The wheat market has hit a seasonal low in the past two weeks of August in three of the past four years. 2014 was the exception, when prices pushed lower into September.
The end of August is the end of the marketing year for US corn and soybeans, and it is around the start of the US corn harvest.
The US wheat harvest is normally all but over, and while the Canadian harvest is gather pace at that time, harvest in Europe and the Black sea is very well advanced.
We can expect a few bumps in the road moving forward, and we may even retest last week’s lows at some point, but the pendulum is now swinging in favour of a recovery in wheat prices as we enter the last four months of the year.
On continuous weekly charts, CBOT futures bounced off an upward trend line that comes from last year’s August low, and the dip in prices seen in late November last year.
This supports the argument that last year was a long term low for wheat prices.
However, expectations to the upside need to be kept in context of the current global market where cheap supplies from Russia are dominant, although prices have fallen to a point where EU farmers are not interested in selling (prices are below costs of production), and that is limiting the export volumes from the EU.
It is also acknowledged that logistics will limit the total volume that can be exported from Russia.
Russian exports are already running a little slower than they need to, to carve into this year’s big crop.
There are a number of factors that should begin to turn this market around.

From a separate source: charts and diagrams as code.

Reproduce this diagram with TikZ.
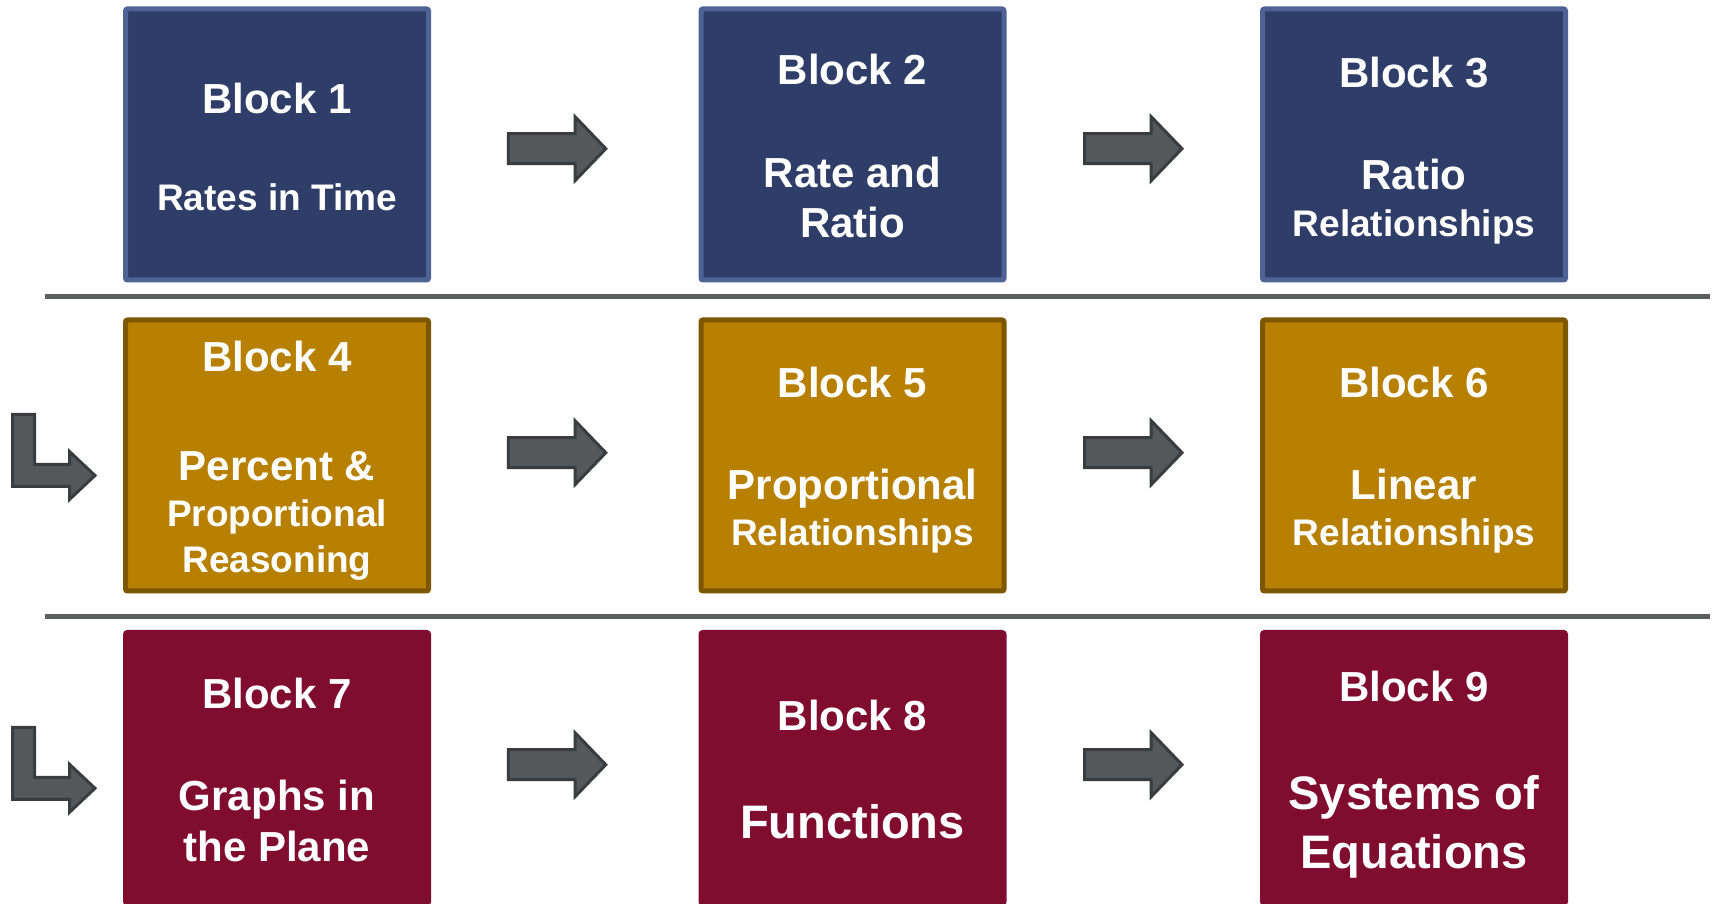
\documentclass[tikz,border=0pt]{standalone}
\usepackage{fontspec}
\setmainfont{Liberation Sans}
\usepackage{xcolor}
\usetikzlibrary{positioning}

\definecolor{navyfill}{HTML}{2F3D69}
\definecolor{navyline}{HTML}{4F6296}
\definecolor{goldfill}{HTML}{B88000}
\definecolor{goldline}{HTML}{7D5700}
\definecolor{maroonfill}{HTML}{800D2F}
\definecolor{arrowfill}{HTML}{54585A}
\definecolor{arrowline}{HTML}{3A3D40}
\definecolor{sepgray}{HTML}{595E61}

\newcommand\blknorm{\fontsize{42}{50}\selectfont}
\newcommand\blksmall{\fontsize{37}{50}\selectfont}
\newcommand\blklarge{\fontsize{47}{50}\selectfont}

\begin{document}
\begin{tikzpicture}[
  x=1pt, y=1pt,
  block/.style={rectangle, rounded corners=2pt, line width=5pt, inner sep=0pt,
                minimum width=303pt, minimum height=271pt},
  navy/.style={block, fill=navyfill, draw=navyline},
  gold/.style={block, fill=goldfill, draw=goldline},
  maroon/.style={block, fill=maroonfill, draw=maroonfill},
  blocktext/.style={text=white, font=\bfseries\blknorm, align=center, inner sep=0pt, outer sep=0pt},
  sepline/.style={line width=5pt, draw=sepgray},
  arrowshape/.style={fill=arrowfill, draw=arrowline, line width=3pt, line join=miter},
  fatarrow/.pic={\draw[arrowshape] (-49,-15) -- (17.6,-15) -- (17.6,-32) -- (48.4,0)
                   -- (17.6,32) -- (17.6,15) -- (-49,15) -- cycle;},
  elbowarrow/.pic={\draw[arrowshape] (-84.5,61) -- (-62.5,61) -- (-62.5,11) -- (-27.5,11)
                   -- (-27.5,24) -- (-2,0) -- (-27.5,-24) -- (-27.5,-11) -- (-84.5,-11) -- cycle;}
]
\useasboundingbox (0,0) rectangle (1714,903);

% blocks
\node[navy] (b1) at (277,758.5) {};
\node[navy] (b2) at (852.5,758.5) {};
\node[navy] (b3) at (1414,758.5) {};
\node[gold] (b4) at (277,447.5) {};
\node[gold] (b5) at (852.5,447.5) {};
\node[gold] (b6) at (1414,447.5) {};
\node[maroon] (b7) at (277,135) {};
\node[maroon] (b8) at (852.5,135) {};
\node[maroon] (b9) at (1414,135) {};

% texts
\node[blocktext, below=77pt of b1.north] (t1) {Block 1\\[47pt]{\blksmall Rates in Time}};
\node[blocktext, below=48pt of b2.north] (t2) {Block 2\\[53pt]Rate and\\Ratio};
\node[blocktext, below=51pt of b3.north] (t3) {Block 3\\[52pt]Ratio\\[-3pt]{\blksmall Relationships}};
\node[blocktext, below=24pt of b4.north] (t4) {Block 4\\[59pt]Percent \&\\[-4pt]{\blksmall Proportional}\\[-4pt]{\blksmall Reasoning}};
\node[blocktext, below=50pt of b5.north] (t5) {Block 5\\[52pt]Proportional\\[-4pt]{\blksmall Relationships}};
\node[blocktext, below=50pt of b6.north] (t6) {Block 6\\[52pt]Linear\\[-4pt]{\blksmall Relationships}};
\node[blocktext, below=48pt of b7.north] (t7) {Block 7\\[52pt]Graphs in\\[1pt]the Plane};
\node[blocktext, below=70pt of b8.north] (t8) {Block 8\\[58pt]{\blklarge Functions}};
\node[blocktext, below=41pt of b9.north] (t9) {Block 9\\[58pt]{\blklarge Systems of}\\[9pt]{\blklarge Equations}};

% row separators
\draw[sepline] (45,606.5) -- (1710,606.5);
\draw[sepline] (45,286.3) -- (1710,286.3);

% arrows
\foreach \ay in {754.3,450.3,138.3} {
  \pic at (557.4,\ay) {fatarrow};
  \pic at (1133.6,\ay) {fatarrow};
}
\pic at (97,427.5) {elbowarrow};
\pic at (97,114.7) {elbowarrow};
\end{tikzpicture}
\end{document}
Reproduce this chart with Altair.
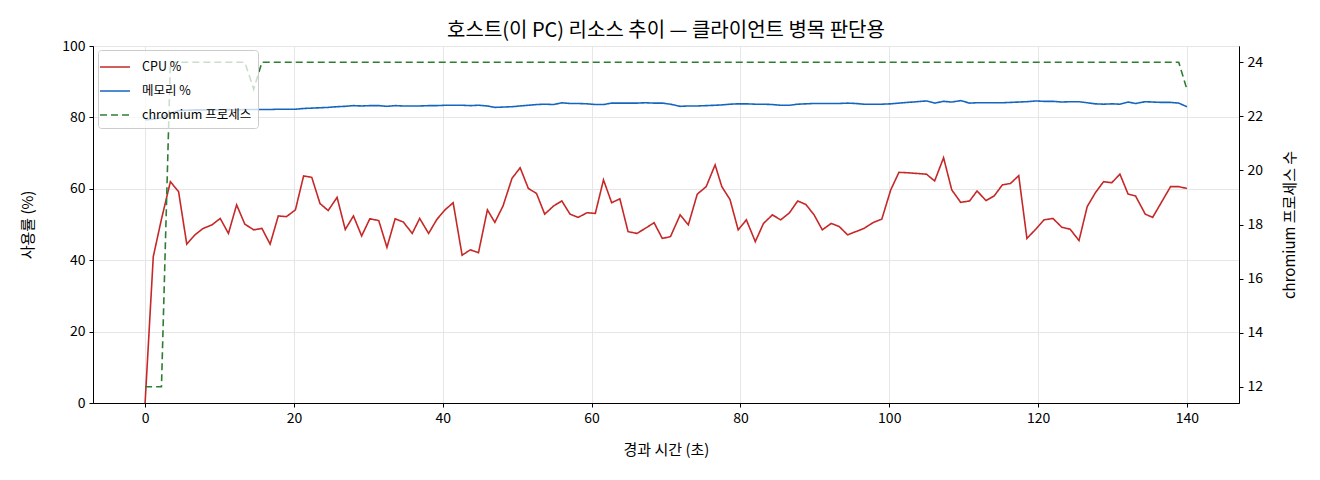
import altair as alt
import pandas as pd

# 경과 시간 (초)
t_sec = [0.0, 1.1, 2.2, 3.4, 4.5, 5.6, 6.7, 7.8, 9.0, 10.1,
         11.2, 12.3, 13.4, 14.6, 15.7, 16.8, 17.9, 19.0, 20.2, 21.3,
         22.4, 23.5, 24.6, 25.8, 26.9, 28.0, 29.1, 30.2, 31.4, 32.5,
         33.6, 34.7, 35.9, 36.9, 38.1, 39.2, 40.3, 41.4, 42.6, 43.7,
         44.8, 46.0, 47.0, 48.1, 49.3, 50.4, 51.5, 52.6, 53.7, 54.9,
         56.0, 57.1, 58.2, 59.4, 60.5, 61.6, 62.7, 63.8, 64.9, 66.1,
         67.2, 68.4, 69.5, 70.6, 71.9, 73.0, 74.2, 75.4, 76.6, 77.5,
         78.6, 79.7, 80.8, 82.0, 83.1, 84.3, 85.4, 86.6, 87.7, 88.8,
         89.9, 91.0, 92.2, 93.3, 94.4, 95.5, 96.6, 97.8, 99.0, 100.2,
         101.3, 102.5, 103.7, 105.0, 106.1, 107.3, 108.4, 109.6, 110.8, 111.8,
         113.0, 114.1, 115.2, 116.3, 117.4, 118.5, 119.7, 120.8, 122.0, 123.2,
         124.3, 125.5, 126.6, 127.7, 128.8, 129.9, 131.0, 132.1, 133.1, 134.4,
         135.4, 136.6, 137.8, 138.9, 140.0]

cpu_pct = [0.0, 41.0, 51.5, 62.0, 59.2, 44.5, 47.1, 48.9, 49.9, 51.7,
           47.5, 55.5, 50.1, 48.5, 48.9, 44.5, 52.4, 52.2, 54.1, 63.6,
           63.2, 55.9, 53.9, 57.6, 48.6, 52.4, 46.8, 51.6, 51.1, 43.6,
           51.6, 50.7, 47.5, 51.7, 47.5, 51.4, 54.1, 56.1, 41.4, 42.9,
           42.1, 54.1, 50.6, 55.2, 62.9, 65.9, 60.1, 58.7, 52.9, 55.2,
           56.6, 52.9, 52.0, 53.3, 53.1, 62.5, 56.1, 57.2, 48.0, 47.5,
           48.9, 50.5, 46.1, 46.6, 52.7, 49.9, 58.5, 60.6, 66.7, 60.6,
           57.0, 48.5, 51.3, 45.2, 50.3, 52.7, 51.3, 53.3, 56.6, 55.6,
           52.7, 48.5, 50.3, 49.4, 47.1, 48.0, 48.9, 50.5, 51.5, 59.7,
           64.6, 64.5, 64.3, 64.1, 62.2, 68.7, 59.7, 56.2, 56.6, 59.4,
           56.7, 58.0, 61.1, 61.5, 63.7, 46.1, 48.7, 51.3, 51.7, 49.2,
           48.7, 45.5, 55.0, 58.9, 62.0, 61.7, 64.1, 58.5, 58.0, 52.9,
           52.0, 56.3, 60.6, 60.6, 60.1]

mem_pct = [79.3, 79.5, 79.9, 81.1, 81.9, 82.0, 82.1, 82.1, 82.1, 82.1,
           82.2, 82.1, 82.2, 82.2, 82.2, 82.2, 82.3, 82.3, 82.3, 82.5,
           82.6, 82.7, 82.8, 83.0, 83.1, 83.3, 83.2, 83.3, 83.3, 83.1,
           83.3, 83.2, 83.2, 83.2, 83.3, 83.3, 83.4, 83.4, 83.4, 83.3,
           83.4, 83.2, 82.8, 82.9, 83.0, 83.2, 83.4, 83.6, 83.7, 83.6,
           84.1, 83.9, 83.9, 83.8, 83.6, 83.6, 84.0, 84.0, 84.0, 84.0,
           84.1, 84.0, 84.0, 83.7, 83.1, 83.2, 83.2, 83.3, 83.4, 83.5,
           83.7, 83.8, 83.8, 83.7, 83.7, 83.6, 83.4, 83.4, 83.7, 83.8,
           83.9, 83.9, 83.9, 83.9, 84.0, 83.9, 83.7, 83.7, 83.7, 83.8,
           84.0, 84.2, 84.4, 84.6, 84.0, 84.5, 84.3, 84.7, 84.0, 84.1,
           84.1, 84.1, 84.1, 84.2, 84.3, 84.4, 84.6, 84.5, 84.5, 84.3,
           84.4, 84.4, 84.1, 83.8, 83.7, 83.8, 83.7, 84.3, 83.9, 84.4,
           84.3, 84.2, 84.2, 84.0, 83.0]

chromium_cnt = [12, 12, 12, 24, 24, 24, 24, 24, 24, 24,
                24, 24, 24, 23, 24, 24, 24, 24, 24, 24,
                24, 24, 24, 24, 24, 24, 24, 24, 24, 24,
                24, 24, 24, 24, 24, 24, 24, 24, 24, 24,
                24, 24, 24, 24, 24, 24, 24, 24, 24, 24,
                24, 24, 24, 24, 24, 24, 24, 24, 24, 24,
                24, 24, 24, 24, 24, 24, 24, 24, 24, 24,
                24, 24, 24, 24, 24, 24, 24, 24, 24, 24,
                24, 24, 24, 24, 24, 24, 24, 24, 24, 24,
                24, 24, 24, 24, 24, 24, 24, 24, 24, 24,
                24, 24, 24, 24, 24, 24, 24, 24, 24, 24,
                24, 24, 24, 24, 24, 24, 24, 24, 24, 24,
                24, 24, 24, 24, 23]

series_names = ["CPU %", "메모리 %", "chromium 프로세스"]
series_colors = ["#c62828", "#1565c0", "#2e7d32"]
series_dash = [[1, 0], [1, 0], [7, 4]]

FONT = "Noto Sans CJK KR"

pct = pd.concat([
    pd.DataFrame({"t": t_sec, "v": cpu_pct, "series": series_names[0]}),
    pd.DataFrame({"t": t_sec, "v": mem_pct, "series": series_names[1]}),
])
proc = pd.DataFrame({"t": t_sec, "n": chromium_cnt, "series": series_names[2]})

x_enc = alt.X("t:Q", scale=alt.Scale(domain=[-7, 147], nice=False, zero=False),
              axis=alt.Axis(values=[0, 20, 40, 60, 80, 100, 120, 140],
                            title="경과 시간 (초)", grid=True, titlePadding=17))

legend = alt.Legend(title=None, orient="none", legendX=5, legendY=4,
                    symbolType="M-1.5,0H1.5", symbolSize=400, symbolStrokeWidth=1.6,
                    labelFontSize=12.5, labelFont=FONT, labelOffset=16,
                    rowPadding=6, padding=6, fillColor="rgba(255,255,255,0.75)",
                    strokeColor="#cccccc", cornerRadius=3)
color_enc = alt.Color("series:N", scale=alt.Scale(domain=series_names, range=series_colors),
                      legend=legend)
dash_enc = alt.StrokeDash("series:N", scale=alt.Scale(domain=series_names, range=series_dash),
                          legend=legend)

left = alt.Chart(pct).mark_line(strokeWidth=1.6).encode(
    x=x_enc,
    y=alt.Y("v:Q", scale=alt.Scale(domain=[0, 100], nice=False),
            axis=alt.Axis(values=[0, 20, 40, 60, 80, 100], title="사용률 (%)",
                          grid=True, titlePadding=26)),
    color=color_enc,
    strokeDash=dash_enc,
)

right = alt.Chart(proc).mark_line(strokeWidth=1.6).encode(
    x=x_enc,
    y=alt.Y("n:Q", scale=alt.Scale(domain=[11.4, 24.6], nice=False, zero=False),
            axis=alt.Axis(orient="right", values=[12, 14, 16, 18, 20, 22, 24],
                          title="chromium 프로세스 수", grid=False, titlePadding=20,
                          titleAngle=270, titleBaseline="top")),
    color=color_enc,
    strokeDash=dash_enc,
)

chart = alt.layer(left, right).resolve_scale(y="independent").properties(
    width=1146, height=357,
    autosize=alt.AutoSizeParams(type="none"),
    padding={"left": 85, "top": 38, "right": 70, "bottom": 60},
    title=alt.TitleParams("호스트(이 PC) 리소스 추이 — 클라이언트 병목 판단용",
                          fontSize=20, fontWeight="normal", font=FONT,
                          anchor="middle", frame="group", offset=8, dy=10,
                          color="black"),
).configure_view(stroke="black", strokeWidth=1).configure_axis(
    domainColor="black", tickColor="black", labelColor="black", titleColor="black",
    tickSize=4, labelPadding=4, labelFontSize=14, titleFontSize=15,
    labelFont=FONT, titleFont=FONT, titleFontWeight="normal",
    gridColor="#e6e6e6", domainWidth=1,
)

chart.save("out.html", embed_options={"renderer": "svg", "actions": False})
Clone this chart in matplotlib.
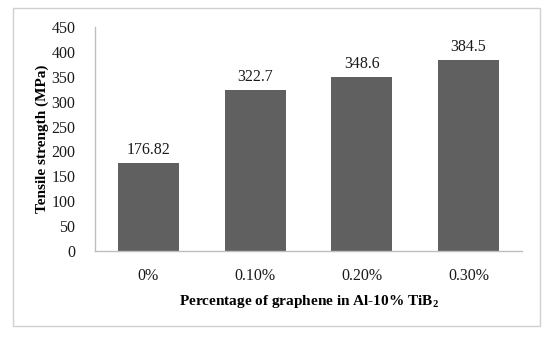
import matplotlib.pyplot as plt
from matplotlib.patches import Rectangle

categories = ["0%", "0.10%", "0.20%", "0.30%"]
strength = [176.82, 322.7, 348.6, 384.5]
value_labels = ["176.82", "322.7", "348.6", "384.5"]

plt.rcParams['font.family'] = ['Liberation Serif', 'DejaVu Serif']
plt.rcParams['mathtext.fontset'] = 'custom'
plt.rcParams['mathtext.rm'] = 'Liberation Serif'
plt.rcParams['mathtext.bf'] = 'Liberation Serif:bold'

fig = plt.figure(figsize=(5.5, 3.37), dpi=100)
ax = fig.add_axes([0.1727, 0.2552, 0.7763, 0.6648])

# outer frame around the whole chart
fig.patches.append(Rectangle((13 / 550, 1 - 326 / 337), 527 / 550, 318 / 337,
                             transform=fig.transFigure, fill=False,
                             edgecolor='#d0d0d0', linewidth=1.0))

x = range(len(categories))
bars = ax.bar(x, strength, width=0.57, color='#606060')
for b, lab in zip(bars, value_labels):
    ax.text(b.get_x() + b.get_width() / 2, b.get_height() + 10, lab,
            ha='center', va='bottom', fontsize=11.5, color='#1a1a1a')

ax.set_xlim(-0.5, 3.5)
ax.set_ylim(0, 450)
ax.set_yticks(range(0, 451, 50))
ax.set_xticks(list(x))
ax.set_xticklabels(categories)
ax.tick_params(axis='both', length=0, labelsize=11.5, colors='#1a1a1a')
ax.tick_params(axis='y', pad=14)
ax.tick_params(axis='x', pad=12)

for s in ['top', 'right']:
    ax.spines[s].set_visible(False)
for s in ['left', 'bottom']:
    ax.spines[s].set_color('#bfbfbf')
    ax.spines[s].set_linewidth(1.0)

ax.set_ylabel('Tensile strength (MPa)', fontsize=11, fontweight='bold', labelpad=2)
ax.set_xlabel('Percentage of graphene in Al-10% TiB$_\\mathbf{2}$', fontsize=11,
              fontweight='bold', labelpad=7)

fig.savefig('out.png', dpi=100)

In the US sales of old season corn have stalled.
Preharvest selling to clean out bins seems to have passed its peak.
We also have a forecast for dry weather which could begin to impact planting conditions for the next US winter wheat crop, particularly in Central Kansas, where it is already on the dry side.
The dry forecast may also pin back final yield development for the US soybean crop.
There is also a frost risk, although it is seen as probably being minimal.
The Canadian harvest will be lower this year, with projections for a seven per cent drop on last year, but the decline is not projected to be as large as anticipated.
This has impacted spring wheat futures, but the view still is that spring wheat supplies will have to be rationed by high prices in the US this year.
We are also likely to be facing further downgrades in production estimates for the EU and Australia, and while these are likely to be soaked up by a further lift in the Russian crop estimate, the limit to their level of exports should become a supportive factor.
Here in Australia we are entering the first week of spring with little rainfall forecast for the wheatbelt outside of the very southern areas of South Australia and Victoria.
With frost also an issue, yield potential on Australia’s crop will be going backwards again, after a relatively positive July and August period outside of the northern cropping areas.